ニュースイッチ

五輪出場に3度目の挑戦。下町ボブスレーは困難をバネに夢の舞台に立てるか

次こそ夢の舞台へ
五輪出場に3度目の挑戦。下町ボブスレーは困難をバネに夢の舞台に立てるか

昨年製造したソリをイタリアチームがテスト走行した(今年2―3月)

五輪出場に3度目の挑戦―。東京都大田区の町工場を中心とする下町ボブスレーネットワークプロジェクト推進委員会(下町PJ、黒坂浩太郎委員長=三陽機械製作所社長)は、2022年の北京冬季五輪に向け、新型のソリ2台の製造を開始した。イタリアのボブスレーチームが下町PJ製のソリに関心を示しており、1台をイタリアチーム仕様に作って提供する。同時に日本チームへの採用に向けて交渉を継続している。(南東京・増田晴香)

今回、下町PJとしては13、14号機となる2台を製造している。三陽機械製作所やムソー工業、関鉄工所、エースなど大田区内の企業を中心に約20社が加工に協力。ステアリングやフレーム、アクスル、ブレーキユニットなど合計約70点の部品を作る。

基本的にはこれまでの仕様を踏襲するが、イタリアチーム向けのソリは、コーナーが曲がりやすいようステアリングヘッドの角度を前後に動かせる新たな機構の要望があり、新たに設計している。

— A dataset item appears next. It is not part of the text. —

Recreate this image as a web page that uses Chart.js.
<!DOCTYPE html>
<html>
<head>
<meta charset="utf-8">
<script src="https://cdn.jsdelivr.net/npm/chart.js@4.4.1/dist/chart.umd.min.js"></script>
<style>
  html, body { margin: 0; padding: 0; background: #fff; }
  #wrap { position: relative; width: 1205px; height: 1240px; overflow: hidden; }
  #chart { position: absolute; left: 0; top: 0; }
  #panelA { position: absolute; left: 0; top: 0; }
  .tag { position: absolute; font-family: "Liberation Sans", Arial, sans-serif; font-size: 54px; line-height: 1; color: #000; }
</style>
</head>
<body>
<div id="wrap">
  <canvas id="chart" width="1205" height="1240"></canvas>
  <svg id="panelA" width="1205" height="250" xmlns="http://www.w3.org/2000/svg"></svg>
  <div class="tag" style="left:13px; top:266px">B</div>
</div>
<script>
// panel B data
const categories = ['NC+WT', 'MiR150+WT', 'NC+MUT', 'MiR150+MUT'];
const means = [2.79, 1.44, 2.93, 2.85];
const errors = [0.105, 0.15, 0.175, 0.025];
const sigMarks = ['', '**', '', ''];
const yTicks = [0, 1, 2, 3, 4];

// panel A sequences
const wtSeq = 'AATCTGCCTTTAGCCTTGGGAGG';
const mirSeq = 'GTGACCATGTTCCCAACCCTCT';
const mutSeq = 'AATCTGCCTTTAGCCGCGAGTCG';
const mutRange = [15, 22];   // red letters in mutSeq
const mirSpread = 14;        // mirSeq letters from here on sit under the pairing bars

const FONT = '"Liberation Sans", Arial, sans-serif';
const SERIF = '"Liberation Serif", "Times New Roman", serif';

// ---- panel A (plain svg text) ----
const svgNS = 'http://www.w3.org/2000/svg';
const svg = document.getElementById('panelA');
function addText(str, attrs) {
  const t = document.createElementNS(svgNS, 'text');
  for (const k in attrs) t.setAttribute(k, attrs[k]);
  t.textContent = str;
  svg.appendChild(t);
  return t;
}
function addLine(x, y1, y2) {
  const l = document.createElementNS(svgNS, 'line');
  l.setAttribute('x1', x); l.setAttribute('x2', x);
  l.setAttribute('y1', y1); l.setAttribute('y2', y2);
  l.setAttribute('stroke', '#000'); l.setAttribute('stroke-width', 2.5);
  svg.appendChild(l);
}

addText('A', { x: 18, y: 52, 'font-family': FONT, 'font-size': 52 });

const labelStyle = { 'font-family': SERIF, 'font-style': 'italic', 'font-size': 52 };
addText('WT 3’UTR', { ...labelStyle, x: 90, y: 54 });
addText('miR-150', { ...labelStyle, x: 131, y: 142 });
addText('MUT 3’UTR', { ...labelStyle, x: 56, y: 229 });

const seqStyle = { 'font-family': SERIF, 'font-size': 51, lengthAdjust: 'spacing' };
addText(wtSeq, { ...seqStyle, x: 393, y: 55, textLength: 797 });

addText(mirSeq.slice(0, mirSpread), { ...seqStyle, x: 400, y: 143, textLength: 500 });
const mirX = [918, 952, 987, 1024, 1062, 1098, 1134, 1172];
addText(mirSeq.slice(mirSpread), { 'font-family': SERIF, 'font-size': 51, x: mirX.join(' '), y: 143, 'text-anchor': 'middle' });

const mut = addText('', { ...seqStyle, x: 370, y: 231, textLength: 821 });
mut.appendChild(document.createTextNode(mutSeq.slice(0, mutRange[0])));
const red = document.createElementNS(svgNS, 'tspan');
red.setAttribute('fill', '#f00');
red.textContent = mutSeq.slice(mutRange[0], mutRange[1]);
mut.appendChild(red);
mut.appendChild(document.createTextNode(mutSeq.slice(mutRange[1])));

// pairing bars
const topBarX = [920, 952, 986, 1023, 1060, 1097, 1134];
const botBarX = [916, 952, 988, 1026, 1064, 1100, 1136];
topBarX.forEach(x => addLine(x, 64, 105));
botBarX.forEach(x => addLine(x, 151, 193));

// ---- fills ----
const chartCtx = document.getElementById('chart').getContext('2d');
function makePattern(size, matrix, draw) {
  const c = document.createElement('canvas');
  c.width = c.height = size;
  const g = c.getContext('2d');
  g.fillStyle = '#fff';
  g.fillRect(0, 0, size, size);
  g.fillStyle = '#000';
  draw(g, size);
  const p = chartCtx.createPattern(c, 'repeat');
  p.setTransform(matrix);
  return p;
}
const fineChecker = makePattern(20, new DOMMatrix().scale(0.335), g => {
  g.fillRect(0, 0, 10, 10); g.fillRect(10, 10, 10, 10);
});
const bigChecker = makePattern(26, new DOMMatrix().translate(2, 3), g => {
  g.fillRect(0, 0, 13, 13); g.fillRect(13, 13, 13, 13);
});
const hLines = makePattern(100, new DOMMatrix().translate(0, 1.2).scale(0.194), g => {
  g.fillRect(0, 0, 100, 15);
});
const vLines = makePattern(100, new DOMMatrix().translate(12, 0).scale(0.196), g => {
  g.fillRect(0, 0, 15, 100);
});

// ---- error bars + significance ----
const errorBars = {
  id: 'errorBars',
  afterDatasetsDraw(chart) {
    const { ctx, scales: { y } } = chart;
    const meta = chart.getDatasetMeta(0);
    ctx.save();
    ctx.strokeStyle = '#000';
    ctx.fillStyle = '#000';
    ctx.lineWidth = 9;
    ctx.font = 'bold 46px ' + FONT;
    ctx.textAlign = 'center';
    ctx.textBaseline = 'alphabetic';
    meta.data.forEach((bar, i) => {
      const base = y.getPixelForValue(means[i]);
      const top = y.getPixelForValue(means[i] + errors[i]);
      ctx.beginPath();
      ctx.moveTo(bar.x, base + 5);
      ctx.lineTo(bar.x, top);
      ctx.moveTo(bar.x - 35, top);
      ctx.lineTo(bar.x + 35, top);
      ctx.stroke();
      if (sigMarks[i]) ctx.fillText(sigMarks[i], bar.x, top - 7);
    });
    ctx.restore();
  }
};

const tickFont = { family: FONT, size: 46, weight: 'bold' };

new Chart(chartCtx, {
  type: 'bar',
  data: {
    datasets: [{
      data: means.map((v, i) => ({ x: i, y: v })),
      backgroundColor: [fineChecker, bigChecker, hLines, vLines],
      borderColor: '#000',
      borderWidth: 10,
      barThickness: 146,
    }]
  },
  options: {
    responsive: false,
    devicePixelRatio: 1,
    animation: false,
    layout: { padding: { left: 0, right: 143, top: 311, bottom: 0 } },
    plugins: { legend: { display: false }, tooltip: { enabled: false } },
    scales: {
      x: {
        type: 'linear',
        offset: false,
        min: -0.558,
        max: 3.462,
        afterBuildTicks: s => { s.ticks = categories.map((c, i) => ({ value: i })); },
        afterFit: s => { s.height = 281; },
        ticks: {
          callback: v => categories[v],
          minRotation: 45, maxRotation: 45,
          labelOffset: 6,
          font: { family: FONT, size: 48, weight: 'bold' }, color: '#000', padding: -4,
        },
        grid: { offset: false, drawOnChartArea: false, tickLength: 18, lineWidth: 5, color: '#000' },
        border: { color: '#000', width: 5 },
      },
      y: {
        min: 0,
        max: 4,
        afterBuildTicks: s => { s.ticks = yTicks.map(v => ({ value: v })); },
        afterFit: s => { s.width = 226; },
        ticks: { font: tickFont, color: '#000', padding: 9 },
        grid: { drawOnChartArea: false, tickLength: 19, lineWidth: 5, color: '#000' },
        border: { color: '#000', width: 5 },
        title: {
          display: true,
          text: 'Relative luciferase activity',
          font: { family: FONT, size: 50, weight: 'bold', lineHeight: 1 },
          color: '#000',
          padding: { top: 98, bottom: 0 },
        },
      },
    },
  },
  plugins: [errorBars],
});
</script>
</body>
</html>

イタリアチームは9月下旬にドイツのコースでテスト滑走するため、これを目指して8月中に部品を完成。ドイツに輸送後に現地で組み立てる。

その後、同チームは10月に北京五輪で使用するコースで事前にテスト滑走する。ここでは、各国が北京五輪での使用を想定したソリをテストする予定だ。11月―22年1月には欧州で国際大会やワールドカップも開催されるが、ここで乗ってもらうことで、北京五輪での採用を着実にしたい考えだ。

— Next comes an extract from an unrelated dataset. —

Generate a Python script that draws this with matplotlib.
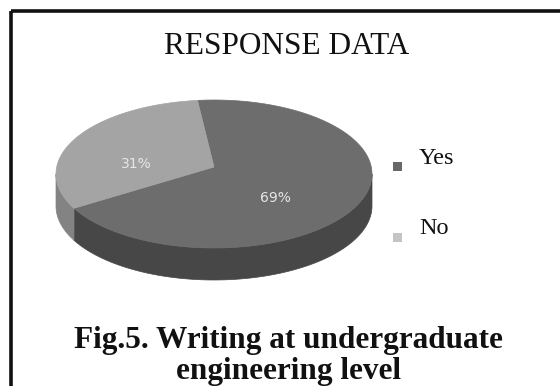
import numpy as np
import matplotlib.pyplot as plt
from matplotlib.patches import Polygon, Rectangle

# Survey responses
labels = ["Yes", "No"]
shares = [69, 31]
pct_labels = ["69%", "31%"]

title = "RESPONSE DATA"
caption = ["Fig.5. Writing at undergraduate", "engineering level"]

top_colors = ["#6d6d6d", "#a4a4a4"]
side_colors = ["#474747", "#838383"]
key_colors = ["#686868", "#c4c4c4"]

fig = plt.figure(figsize=(5.6, 3.86), dpi=100)
ax = fig.add_axes([0, 0, 1, 1])
ax.set_xlim(0, 560)
ax.set_ylim(386, 0)
ax.axis("off")

# frame around the figure
ax.add_patch(Rectangle((10.5, 10.5), 560, 400, fill=False, lw=2.6, ec="#111111"))

# 3-D pie geometry (ellipse in pixel space, apex raised for perspective)
cx, cy, rx, ry, depth = 214, 174, 158, 74, 32
apex_y = cy - 7
start = 207.6


def arc(a, b, n=120):
    t = np.radians(np.linspace(a, b, n))
    return cx + rx * np.cos(t), cy - ry * np.sin(t)


fracs = np.array(shares, dtype=float) / sum(shares)
edges = start + 360 * np.concatenate([[0], np.cumsum(fracs)])

# visible side walls (front half of the ellipse)
for i in range(len(shares)):
    a, b = edges[i], edges[i + 1]
    for lo, hi in [(180, 360), (540, 720)]:
        s, e = max(a, lo), min(b, hi)
        if e > s:
            x, y = arc(s, e)
            xs = np.concatenate([x, x[::-1]])
            ys = np.concatenate([y, y[::-1] + depth])
            ax.add_patch(Polygon(np.column_stack([xs, ys]), closed=True,
                                 fc=side_colors[i], ec=side_colors[i], lw=0.5))

# top faces
for i in range(len(shares)):
    x, y = arc(edges[i], edges[i + 1])
    xs = np.concatenate([[cx], x])
    ys = np.concatenate([[apex_y], y])
    ax.add_patch(Polygon(np.column_stack([xs, ys]), closed=True,
                         fc=top_colors[i], ec=top_colors[i], lw=0.5))

# percentage labels on the slices
for i in range(len(shares)):
    mid = np.radians((edges[i] + edges[i + 1]) / 2)
    lx = cx + 0.5 * rx * np.cos(mid) - 8
    ly = cy - 0.5 * ry * np.sin(mid) + 7
    ax.text(lx, ly, pct_labels[i], ha="center", va="center",
            fontsize=10, color="#e6e6e6", family="DejaVu Sans")

# title
ax.text(287, 47, title, ha="center", va="center", fontsize=22.5,
        family="Liberation Serif", color="#111111")

# legend
for i, lab in enumerate(labels):
    ty = 158 + i * 71
    ax.add_patch(Rectangle((393, ty + 4), 9, 9, fc=key_colors[i], ec="none"))
    ax.text(419, ty, lab, ha="left", va="center", fontsize=17.5,
            family="Liberation Serif", color="#111111")

# caption
ax.text(288, 348, caption[0], ha="center", va="baseline", fontsize=22.5,
        family="Liberation Serif", weight="bold", color="#111111")
ax.text(288, 379, caption[1], ha="center", va="baseline", fontsize=22.5,
        family="Liberation Serif", weight="bold", color="#111111")

fig.savefig("out.png", dpi=100)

また、下町PJでは設立当初から日本チームに乗ってもらう「オールジャパン」の五輪出場を目指しており、現在も諦めていない。黒坂委員長は「まずはイタリアチームに採用されて大会で入賞など好成績を残し、日本チームにもアピールしていきたい」とする。

今回製作する2台のうちの1台を日本チーム向けとし、国内に置いて「いつでも使える状態にする」(同)という。日本チームに対しては、22年2月の北京五輪、また26年のミラノ・コルティナダンペッツォ冬季五輪やその先も視野に入れ、速いソリを提供して粘り強く交渉していく構え。

下町PJは11年に発足し、14年のソチ冬季五輪、18年の平昌(ピョンチャン)冬季五輪へ出場を狙ったがいずれも不採用に終わった。平昌五輪ではジャマイカチームが公式に採用を表明までしていたが、直前に不採用が決定した。

北京五輪でイタリアチームへの採用を確実にするため、ソリの性能向上に全力を注ぐ一方、運営としては「地道に信頼関係を積み重ねるしかない」(黒坂委員長)としている。

これまでの困難をバネに、次こそ町工場の技術力を夢の舞台で発揮できるか。下町PJの挑戦が続く。